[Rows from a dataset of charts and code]
□ □ □ □

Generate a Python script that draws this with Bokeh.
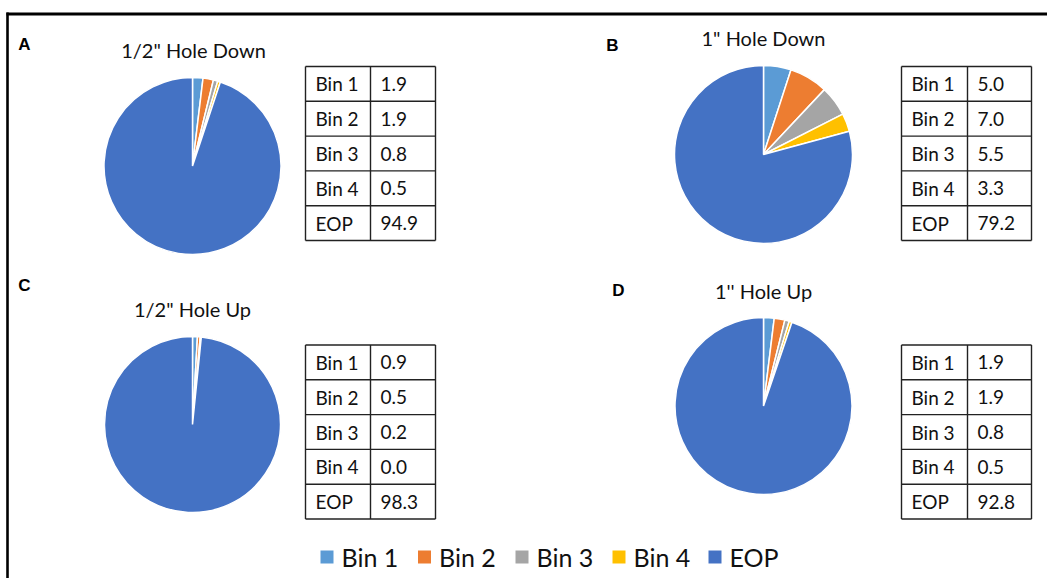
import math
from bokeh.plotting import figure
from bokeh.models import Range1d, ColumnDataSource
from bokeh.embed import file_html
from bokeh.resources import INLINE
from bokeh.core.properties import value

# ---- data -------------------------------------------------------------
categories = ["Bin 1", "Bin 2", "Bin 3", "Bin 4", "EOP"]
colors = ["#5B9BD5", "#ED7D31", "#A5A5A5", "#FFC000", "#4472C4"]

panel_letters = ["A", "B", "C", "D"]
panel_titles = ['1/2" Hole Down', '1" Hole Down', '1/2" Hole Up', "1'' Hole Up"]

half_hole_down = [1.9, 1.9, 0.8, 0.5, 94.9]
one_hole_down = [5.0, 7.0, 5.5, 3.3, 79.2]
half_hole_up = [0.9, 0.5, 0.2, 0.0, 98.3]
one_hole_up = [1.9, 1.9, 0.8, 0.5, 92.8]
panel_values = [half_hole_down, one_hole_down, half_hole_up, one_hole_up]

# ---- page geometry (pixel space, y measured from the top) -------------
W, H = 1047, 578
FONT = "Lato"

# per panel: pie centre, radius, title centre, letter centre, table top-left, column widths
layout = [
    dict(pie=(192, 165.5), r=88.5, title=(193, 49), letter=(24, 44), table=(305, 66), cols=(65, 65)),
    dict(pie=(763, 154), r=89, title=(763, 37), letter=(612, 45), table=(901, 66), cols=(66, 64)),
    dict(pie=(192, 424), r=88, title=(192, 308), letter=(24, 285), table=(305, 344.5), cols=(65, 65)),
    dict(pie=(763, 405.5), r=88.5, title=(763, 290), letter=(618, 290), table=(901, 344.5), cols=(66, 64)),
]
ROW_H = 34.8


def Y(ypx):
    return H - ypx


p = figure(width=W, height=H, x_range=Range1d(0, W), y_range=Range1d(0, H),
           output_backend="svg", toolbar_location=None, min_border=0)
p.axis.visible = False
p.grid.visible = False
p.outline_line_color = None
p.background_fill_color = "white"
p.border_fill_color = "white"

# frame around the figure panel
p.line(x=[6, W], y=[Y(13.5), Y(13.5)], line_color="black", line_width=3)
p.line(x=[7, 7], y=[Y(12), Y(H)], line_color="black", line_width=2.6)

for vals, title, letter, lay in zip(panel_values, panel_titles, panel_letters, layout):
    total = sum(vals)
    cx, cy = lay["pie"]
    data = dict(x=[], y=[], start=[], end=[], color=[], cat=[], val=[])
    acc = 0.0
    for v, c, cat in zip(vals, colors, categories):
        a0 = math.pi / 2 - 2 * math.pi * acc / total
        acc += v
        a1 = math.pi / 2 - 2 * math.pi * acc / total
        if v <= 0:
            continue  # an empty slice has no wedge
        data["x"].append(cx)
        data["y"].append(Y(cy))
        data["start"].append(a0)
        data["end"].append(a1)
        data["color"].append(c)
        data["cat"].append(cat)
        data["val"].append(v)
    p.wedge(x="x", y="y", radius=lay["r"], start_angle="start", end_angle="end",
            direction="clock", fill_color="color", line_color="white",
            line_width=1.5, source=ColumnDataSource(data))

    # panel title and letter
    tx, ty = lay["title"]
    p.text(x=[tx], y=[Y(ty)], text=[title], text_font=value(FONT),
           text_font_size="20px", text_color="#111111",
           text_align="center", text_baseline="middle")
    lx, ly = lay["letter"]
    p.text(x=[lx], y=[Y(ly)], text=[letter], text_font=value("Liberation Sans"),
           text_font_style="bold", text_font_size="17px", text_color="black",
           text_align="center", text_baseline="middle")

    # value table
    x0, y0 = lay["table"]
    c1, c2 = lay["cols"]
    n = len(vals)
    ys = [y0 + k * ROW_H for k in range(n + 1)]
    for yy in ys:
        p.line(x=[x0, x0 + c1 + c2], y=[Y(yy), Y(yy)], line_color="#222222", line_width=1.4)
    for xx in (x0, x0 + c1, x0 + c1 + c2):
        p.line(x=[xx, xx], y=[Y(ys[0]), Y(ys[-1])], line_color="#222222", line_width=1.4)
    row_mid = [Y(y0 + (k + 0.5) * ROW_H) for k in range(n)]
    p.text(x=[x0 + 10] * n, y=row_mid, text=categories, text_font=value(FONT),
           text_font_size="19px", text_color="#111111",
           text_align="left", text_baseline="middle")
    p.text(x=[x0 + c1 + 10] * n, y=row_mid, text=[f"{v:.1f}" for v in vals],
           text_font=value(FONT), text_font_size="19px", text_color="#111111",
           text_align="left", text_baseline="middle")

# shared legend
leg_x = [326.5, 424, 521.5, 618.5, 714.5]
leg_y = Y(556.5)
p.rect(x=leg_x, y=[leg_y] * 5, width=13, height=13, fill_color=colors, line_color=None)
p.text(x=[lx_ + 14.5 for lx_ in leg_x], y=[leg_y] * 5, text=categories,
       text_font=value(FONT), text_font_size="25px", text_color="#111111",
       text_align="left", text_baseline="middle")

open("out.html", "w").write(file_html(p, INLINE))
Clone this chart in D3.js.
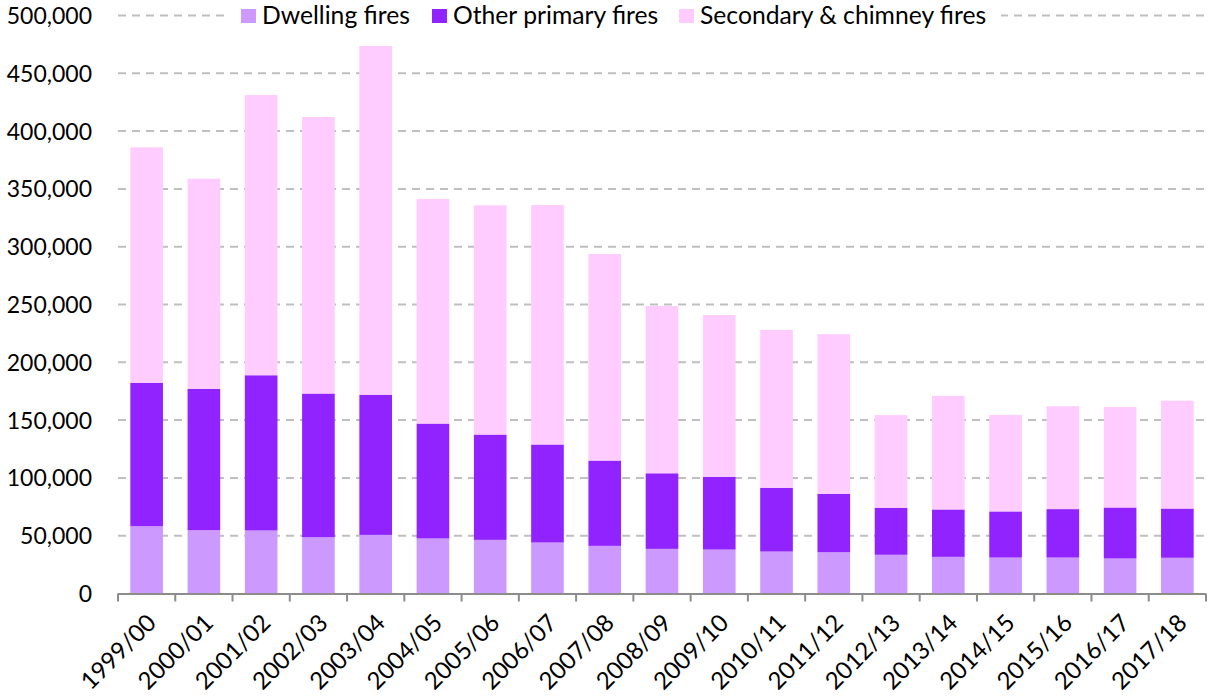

□ □ □ □

◆ Written problem ◆
Only the lines from the start of the records to the line with "from bokeh.core.properties import value" belong in the copy. Print them exactly, minus pictures.

◆ Completed exercise ◆
Generate a Python script that draws this with Bokeh.
import math
from bokeh.plotting import figure
from bokeh.models import Range1d, ColumnDataSource
from bokeh.embed import file_html
from bokeh.resources import INLINE
from bokeh.core.properties import value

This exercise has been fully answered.